• GIVEN PROBLEM:
Reproduce the listing below in full and without alteration, apart from its pictures.

** Start **

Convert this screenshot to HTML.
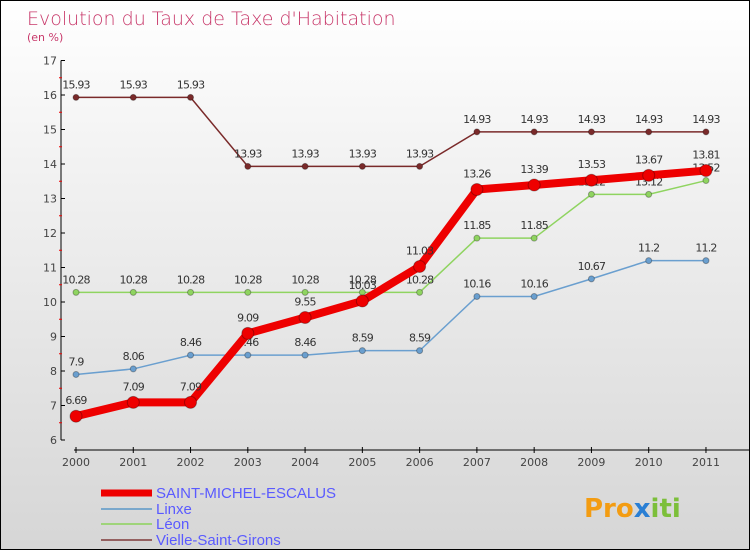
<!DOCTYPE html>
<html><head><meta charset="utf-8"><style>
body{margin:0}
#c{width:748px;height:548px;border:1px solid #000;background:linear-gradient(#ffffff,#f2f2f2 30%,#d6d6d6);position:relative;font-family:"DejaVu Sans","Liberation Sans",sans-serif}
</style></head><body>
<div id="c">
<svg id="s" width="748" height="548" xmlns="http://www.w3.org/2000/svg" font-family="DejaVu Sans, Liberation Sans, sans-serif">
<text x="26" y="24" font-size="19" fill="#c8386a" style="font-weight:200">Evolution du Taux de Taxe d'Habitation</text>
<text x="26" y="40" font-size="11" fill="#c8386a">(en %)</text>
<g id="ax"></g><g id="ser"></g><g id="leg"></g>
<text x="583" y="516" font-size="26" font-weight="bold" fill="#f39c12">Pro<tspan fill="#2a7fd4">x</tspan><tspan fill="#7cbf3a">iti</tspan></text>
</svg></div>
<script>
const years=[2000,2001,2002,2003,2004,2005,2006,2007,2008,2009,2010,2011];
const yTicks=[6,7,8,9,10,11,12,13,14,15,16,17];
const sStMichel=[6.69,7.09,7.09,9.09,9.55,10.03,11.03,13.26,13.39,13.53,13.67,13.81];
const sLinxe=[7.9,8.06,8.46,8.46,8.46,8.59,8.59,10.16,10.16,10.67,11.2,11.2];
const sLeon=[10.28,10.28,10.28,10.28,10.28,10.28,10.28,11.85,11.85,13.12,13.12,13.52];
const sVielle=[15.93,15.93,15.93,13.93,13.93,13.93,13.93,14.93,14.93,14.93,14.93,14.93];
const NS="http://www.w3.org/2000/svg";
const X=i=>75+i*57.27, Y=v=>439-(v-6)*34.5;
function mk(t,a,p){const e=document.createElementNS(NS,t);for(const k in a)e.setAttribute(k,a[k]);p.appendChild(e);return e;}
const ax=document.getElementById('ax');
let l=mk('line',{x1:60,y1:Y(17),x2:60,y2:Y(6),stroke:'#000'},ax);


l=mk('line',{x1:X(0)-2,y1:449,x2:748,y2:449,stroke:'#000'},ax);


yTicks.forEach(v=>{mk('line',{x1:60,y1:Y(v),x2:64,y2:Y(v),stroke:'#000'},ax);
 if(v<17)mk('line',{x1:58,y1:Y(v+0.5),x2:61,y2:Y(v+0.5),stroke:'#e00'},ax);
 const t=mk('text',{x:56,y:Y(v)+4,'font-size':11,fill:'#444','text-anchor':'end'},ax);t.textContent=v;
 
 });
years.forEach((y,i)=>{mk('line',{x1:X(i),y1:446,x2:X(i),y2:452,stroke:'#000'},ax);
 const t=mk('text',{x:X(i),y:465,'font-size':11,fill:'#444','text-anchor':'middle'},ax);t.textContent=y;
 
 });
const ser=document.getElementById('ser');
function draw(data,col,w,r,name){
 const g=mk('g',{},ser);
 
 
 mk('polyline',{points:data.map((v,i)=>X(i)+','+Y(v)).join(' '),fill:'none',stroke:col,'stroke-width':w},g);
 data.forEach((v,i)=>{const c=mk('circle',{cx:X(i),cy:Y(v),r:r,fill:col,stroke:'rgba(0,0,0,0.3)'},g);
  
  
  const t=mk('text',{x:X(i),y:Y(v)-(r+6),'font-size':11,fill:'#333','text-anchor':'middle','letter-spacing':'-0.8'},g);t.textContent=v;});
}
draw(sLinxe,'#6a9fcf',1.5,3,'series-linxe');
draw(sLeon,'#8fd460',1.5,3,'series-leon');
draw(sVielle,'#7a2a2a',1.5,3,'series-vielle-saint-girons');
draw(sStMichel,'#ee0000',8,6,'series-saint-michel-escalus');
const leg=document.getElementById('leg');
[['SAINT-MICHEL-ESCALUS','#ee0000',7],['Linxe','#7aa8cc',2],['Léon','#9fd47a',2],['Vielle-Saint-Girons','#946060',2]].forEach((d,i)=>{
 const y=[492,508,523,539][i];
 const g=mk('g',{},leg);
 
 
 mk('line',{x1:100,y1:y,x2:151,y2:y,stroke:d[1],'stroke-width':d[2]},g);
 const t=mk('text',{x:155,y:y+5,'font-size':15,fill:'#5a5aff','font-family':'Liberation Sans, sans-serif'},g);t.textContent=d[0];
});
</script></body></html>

** End **

• COMPLETE RESPONSE:
Convert this screenshot to HTML.
<!DOCTYPE html>
<html><head><meta charset="utf-8"><style>
body{margin:0}
#c{width:748px;height:548px;border:1px solid #000;background:linear-gradient(#ffffff,#f2f2f2 30%,#d6d6d6);position:relative;font-family:"DejaVu Sans","Liberation Sans",sans-serif}
</style></head><body>
<div id="c">
<svg id="s" width="748" height="548" xmlns="http://www.w3.org/2000/svg" font-family="DejaVu Sans, Liberation Sans, sans-serif">
<text x="26" y="24" font-size="19" fill="#c8386a" style="font-weight:200">Evolution du Taux de Taxe d'Habitation</text>
<text x="26" y="40" font-size="11" fill="#c8386a">(en %)</text>
<g id="ax"></g><g id="ser"></g><g id="leg"></g>
<text x="583" y="516" font-size="26" font-weight="bold" fill="#f39c12">Pro<tspan fill="#2a7fd4">x</tspan><tspan fill="#7cbf3a">iti</tspan></text>
</svg></div>
<script>
const years=[2000,2001,2002,2003,2004,2005,2006,2007,2008,2009,2010,2011];
const yTicks=[6,7,8,9,10,11,12,13,14,15,16,17];
const sStMichel=[6.69,7.09,7.09,9.09,9.55,10.03,11.03,13.26,13.39,13.53,13.67,13.81];
const sLinxe=[7.9,8.06,8.46,8.46,8.46,8.59,8.59,10.16,10.16,10.67,11.2,11.2];
const sLeon=[10.28,10.28,10.28,10.28,10.28,10.28,10.28,11.85,11.85,13.12,13.12,13.52];
const sVielle=[15.93,15.93,15.93,13.93,13.93,13.93,13.93,14.93,14.93,14.93,14.93,14.93];
const NS="http://www.w3.org/2000/svg";
const X=i=>75+i*57.27, Y=v=>439-(v-6)*34.5;
function mk(t,a,p){const e=document.createElementNS(NS,t);for(const k in a)e.setAttribute(k,a[k]);p.appendChild(e);return e;}
const ax=document.getElementById('ax');
let l=mk('line',{x1:60,y1:Y(17),x2:60,y2:Y(6),stroke:'#000'},ax);


l=mk('line',{x1:X(0)-2,y1:449,x2:748,y2:449,stroke:'#000'},ax);


yTicks.forEach(v=>{mk('line',{x1:60,y1:Y(v),x2:64,y2:Y(v),stroke:'#000'},ax);
 if(v<17)mk('line',{x1:58,y1:Y(v+0.5),x2:61,y2:Y(v+0.5),stroke:'#e00'},ax);
 const t=mk('text',{x:56,y:Y(v)+4,'font-size':11,fill:'#444','text-anchor':'end'},ax);t.textContent=v;
 
 });
years.forEach((y,i)=>{mk('line',{x1:X(i),y1:446,x2:X(i),y2:452,stroke:'#000'},ax);
 const t=mk('text',{x:X(i),y:465,'font-size':11,fill:'#444','text-anchor':'middle'},ax);t.textContent=y;
 
 });
const ser=document.getElementById('ser');
function draw(data,col,w,r,name){
 const g=mk('g',{},ser);
 
 
 mk('polyline',{points:data.map((v,i)=>X(i)+','+Y(v)).join(' '),fill:'none',stroke:col,'stroke-width':w},g);
 data.forEach((v,i)=>{const c=mk('circle',{cx:X(i),cy:Y(v),r:r,fill:col,stroke:'rgba(0,0,0,0.3)'},g);
  
  
  const t=mk('text',{x:X(i),y:Y(v)-(r+6),'font-size':11,fill:'#333','text-anchor':'middle','letter-spacing':'-0.8'},g);t.textContent=v;});
}
draw(sLinxe,'#6a9fcf',1.5,3,'series-linxe');
draw(sLeon,'#8fd460',1.5,3,'series-leon');
draw(sVielle,'#7a2a2a',1.5,3,'series-vielle-saint-girons');
draw(sStMichel,'#ee0000',8,6,'series-saint-michel-escalus');
const leg=document.getElementById('leg');
[['SAINT-MICHEL-ESCALUS','#ee0000',7],['Linxe','#7aa8cc',2],['Léon','#9fd47a',2],['Vielle-Saint-Girons','#946060',2]].forEach((d,i)=>{
 const y=[492,508,523,539][i];
 const g=mk('g',{},leg);
 
 
 mk('line',{x1:100,y1:y,x2:151,y2:y,stroke:d[1],'stroke-width':d[2]},g);
 const t=mk('text',{x:155,y:y+5,'font-size':15,fill:'#5a5aff','font-family':'Liberation Sans, sans-serif'},g);t.textContent=d[0];
});
</script></body></html>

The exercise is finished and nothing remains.